Guest Author - Kelli Deister
Verbal abuse is difficult for children to deal with. There are many ways in which a person can verbally abuse a child. For Instance, when the abuser calls a child names and makes fun of them, that is verbal abuse. The abuser may claim that they are joking, but that is insignificant. It is still abuse. Many abusers will call other people names and then laugh at the victim as they cry or seem distraught over being called a name. When the abuser verbally puts a child down by minimizing their feelings, it is verbal abuse. A child that is feeling many different emotions during puberty may be unable to control how they feel. If the child verbalizes that they are struggling or having a hard time with how they feel, the abuser may minimize it even further. Minimizing happens when the abuser laughs at the child because of how they feel, or calls them names, such as crybaby. Perhaps the abuser tells the child something such as, “Suck it up!” or “You’re too emotional!” Emotions are hard enough to deal with, let alone having someone laugh at the emotions a child feels. Verbal abuse also happens through anger. When the abuser feels anger towards a child, for whatever reason, and starts to lash out at the child, that is verbal abuse.

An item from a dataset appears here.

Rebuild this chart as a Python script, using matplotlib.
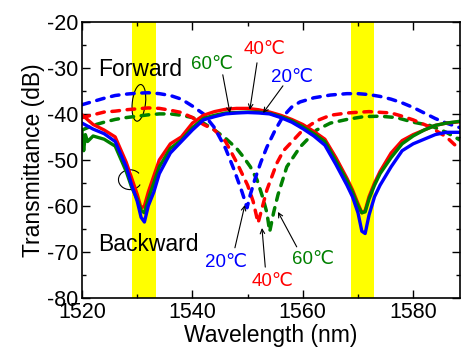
import matplotlib
matplotlib.use("Agg")
import matplotlib.pyplot as plt
from matplotlib.patches import Ellipse, Arc
from matplotlib.ticker import MultipleLocator

plt.rcParams['font.family'] = ['Liberation Sans', 'DejaVu Sans']
plt.rcParams['axes.unicode_minus'] = False

# backward (solid) spectra
wl_back = [1520, 1522, 1524, 1526, 1528, 1529, 1530, 1530.7, 1531.3, 1532, 1533, 1534,
           1536, 1538, 1540, 1542, 1544, 1546, 1548, 1550, 1552, 1554, 1556, 1558, 1560,
           1562, 1564, 1566, 1568, 1569, 1570, 1570.7, 1571.3, 1572, 1573, 1574, 1576,
           1578, 1580, 1582, 1584, 1586, 1588.5]
back_20 = [-42, -43.3, -44.3, -46, -51.5, -55.5, -59, -62.5, -63.5, -60, -57, -53,
           -48.5, -46, -43.5, -41.3, -40.6, -40, -39.8, -39.7, -39.8, -40, -40.8, -41.8, -43.2,
           -44.8, -46.8, -51, -55.5, -58, -61.5, -65.5, -66, -62, -58, -55.5, -51.5,
           -48, -46.5, -45.5, -44.5, -44, -44]
back_40 = [-40.2, -42.3, -43.5, -45, -50.5, -54, -57.5, -60.5, -60, -57, -53.5, -50,
           -46.5, -45, -42, -40.3, -39.5, -39, -38.8, -38.8, -39.1, -39.6, -40.3, -41.2, -42.3,
           -43.8, -45.5, -49.5, -54, -56.5, -59.5, -61.5, -61, -58, -55, -52.5, -48.5,
           -45.8, -44.5, -43.5, -42.5, -42, -41.7]
wl_back_60 = [1520, 1520.3, 1520.6, 1521, 1522, 1524, 1526, 1528, 1529, 1530, 1530.7, 1531.3,
              1532, 1533, 1534, 1536, 1538, 1540, 1542, 1544, 1546, 1548, 1550, 1552, 1554,
              1556, 1558, 1560, 1562, 1564, 1566, 1568, 1569, 1570, 1570.7, 1571.3, 1572,
              1573, 1574, 1576, 1578, 1580, 1582, 1584, 1586, 1588.5]
back_60 = [-44, -48, -44.5, -46, -44.8, -45.5, -47, -52.5, -56, -58.5, -61, -61.5,
           -58.5, -55, -51.5, -47.5, -45.7, -43, -41, -40.3, -39.8, -39.7, -39.6, -39.6, -39.9,
           -40.6, -41.5, -42.8, -44.3, -46, -50.2, -54.5, -57, -60, -61.5, -61.3, -58.5,
           -55.5, -53, -49.5, -46.5, -44.8, -43.5, -42.5, -42, -41.6]

# forward (dashed) spectra
wl_fwd_20 = [1520, 1522, 1524, 1526, 1528, 1530, 1532, 1534, 1536, 1538, 1540, 1542, 1544,
             1546, 1547.5, 1549, 1549.9, 1550.5, 1551.3, 1552.4, 1553.5, 1555, 1556.4, 1558,
             1559.5, 1562, 1565, 1568, 1570, 1572, 1574, 1576, 1578, 1580, 1582, 1584, 1586,
             1588.5]
fwd_20 = [-38, -37.3, -36.6, -36, -35.7, -35.5, -35.4, -35.6, -36, -36.8, -38.3, -40, -43,
          -47.5, -52, -57, -60.4, -57.5, -54.3, -50.5, -47.2, -43.5, -40.6, -38.5,
          -37.4, -36.5, -35.9, -35.6, -35.6, -35.8, -36.2, -36.8, -37.6, -38.6, -39.8, -41, -42,
          -43]
wl_fwd_40 = [1520, 1522, 1524, 1526, 1528, 1530, 1532, 1534, 1536, 1538, 1540, 1542, 1544,
             1546, 1548, 1550, 1551, 1551.9, 1552.5, 1553.5, 1555.3, 1556.5, 1558.3, 1560,
             1562.5, 1565, 1568, 1572, 1576, 1578, 1580, 1583, 1586, 1588.5]
fwd_40 = [-40.8, -40.2, -39.6, -39.4, -39.1, -38.9, -38.7, -38.8, -39.2, -39.7, -40.8, -42.3, -43.5,
          -46, -50.5, -55.5, -59, -63.7, -61, -56.5, -50.7, -48, -45.7, -43.5,
          -41.5, -40.3, -39.8, -39.5, -39.8, -40.5, -41.3, -42.8, -45, -47.8]
wl_fwd_60 = [1520, 1522, 1524, 1526, 1528, 1530, 1532, 1534, 1536, 1538, 1540, 1542, 1544,
             1546, 1548, 1549.2, 1550.5, 1551.7, 1552.7, 1553.5, 1554, 1554.7, 1555.5, 1557.1,
             1559.5, 1562.5, 1565, 1568, 1571, 1574, 1577, 1580, 1583, 1586, 1588.5]
fwd_60 = [-43.5, -42.5, -41.8, -41.2, -40.8, -40.5, -40.2, -40, -40, -40.3, -40.8, -42, -43.5,
          -45.3, -47.5, -49.3, -51.5, -54.3, -58, -61.5, -65.6, -61.5, -57.6, -51.5,
          -47.2, -43.5, -42, -41.2, -40.6, -40.5, -40.8, -41.8, -42.5, -44, -45.7]

bands = [(1529.1, 1533.4), (1568.7, 1572.9)]

c20, c40, c60 = '#0000ff', '#ff0000', '#008000'

fig = plt.figure(figsize=(4.61, 3.53), dpi=100)
ax = fig.add_axes([0.178, 0.156, 0.82, 0.782])

for lo, hi in bands:
    ax.axvspan(lo, hi, color='#ffff00', lw=0, zorder=0)

dash = (2.2, 2.2)
for wl, tr, c in [(wl_fwd_60, fwd_60, c60), (wl_fwd_40, fwd_40, c40), (wl_fwd_20, fwd_20, c20)]:
    ax.plot(wl, tr, color=c, lw=2.5, dashes=dash, dash_capstyle='round')
ax.plot(wl_back, back_40, color=c40, lw=2.4)
ax.plot(wl_back_60, back_60, color=c60, lw=2.4)
ax.plot(wl_back, back_20, color=c20, lw=2.4)

ax.set_xlim(1520, 1588.5)
ax.set_ylim(-80, -20)
ax.xaxis.set_major_locator(MultipleLocator(20))
ax.xaxis.set_minor_locator(MultipleLocator(10))
ax.yaxis.set_major_locator(MultipleLocator(10))
ax.yaxis.set_minor_locator(MultipleLocator(5))
ax.tick_params(which='both', direction='in', top=True, right=True, labelsize=15.5, width=1)
ax.tick_params(which='major', length=6, pad=3)
ax.tick_params(which='minor', length=3)
for s in ax.spines.values():
    s.set_linewidth(1.2)
ax.set_xlabel('Wavelength (nm)', fontsize=16.5, labelpad=1)
ax.set_ylabel('Transmittance (dB)', fontsize=16.5, labelpad=1)

# labels and markers
ax.text(1530.5, -30.4, 'Forward', fontsize=16.5, ha='center', va='center')
ax.text(1532.0, -68.3, 'Backward', fontsize=16.5, ha='center', va='center')
ax.add_patch(Ellipse((1530.3, -37.6), 2.4, 8.0, angle=-5, fill=False, lw=0.8, color='k'))
ax.add_patch(Arc((1528.7, -54.3), 4.2, 4.3, theta1=40, theta2=330, lw=0.8, color='k'))

temp_labels = ['60℃', '40℃', '20℃', '20℃', '40℃', '60℃']
temp_colors = [c60, c40, c20, c20, c40, c60]
label_pos = [(1543.6, -29.3), (1553.1, -26.1), (1558.0, -32.0),
             (1546.1, -72.4), (1554.6, -76.5), (1561.9, -71.7)]
arrow_from = [(1545.5, -31.5), (1551.7, -28.9), (1556.4, -33.9),
              (1547.7, -69.1), (1553.2, -73.3), (1558.9, -68.9)]
arrow_to = [(1546.8, -39.8), (1550.4, -39.1), (1552.8, -39.8),
            (1549.5, -59.8), (1552.6, -64.8), (1555.5, -61.3)]

for t, c, p, a, b in zip(temp_labels, temp_colors, label_pos, arrow_from, arrow_to):
    ax.text(p[0], p[1], t, color=c, fontsize=13.5, ha='center', va='center')
    ax.annotate('', xy=b, xytext=a,
                arrowprops=dict(arrowstyle='->', lw=0.8, color='k', mutation_scale=8,
                                shrinkA=0, shrinkB=0))

fig.savefig('out.png', dpi=100)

Verbal abuse obviously affects children negatively. In our society, name calling still happens, regardless of whether it is on the playground or in the workplace. Yes, it does happen to adults in the workplace. Our society has certain stereotypes that are seen throughout our daily lives. For example, the saying, “Sticks and stones may break my bones, but names will never hurt me,” is wrong. Names do indeed hurt the victim. When a child is verbally abused they will, most likely, not know how to deal with it. They may blame themselves for how they feel, especially if the abuser is laughing at them or mocking them. This will cause the child to withdraw even further and will also cause the child to look down upon themselves for ever having felt what they did.
Many children are verbally abused every day and they suffer in silence. It is time for our society to address the issue of verbal abuse. As I said earlier, it affects all ages. A child that verbally abuses others on the playground, will probably grow up thinking that name calling is fun as an adult. Bullies come to mind with this. Every school has bullies that painfully wound other children by their name calling, teasing, and taunting. If the abusive behavior is not corrected, I believe it will continue well into adulthood. The child has to be taught that bullying is wrong, even if they use words to hurt others and not fists.
Verbal abuse may not leave physical wounds and scars; however, it certainly does leave wounds and scars on one’s self-esteem, spirit, and heart. Just because we cannot see any physical marks after someone has been verbally abused, does not mean it doesn’t hurt or wound very deeply. Verbal abuse is simply another way for an abusive and controlling individual to gain further power and control over their victim.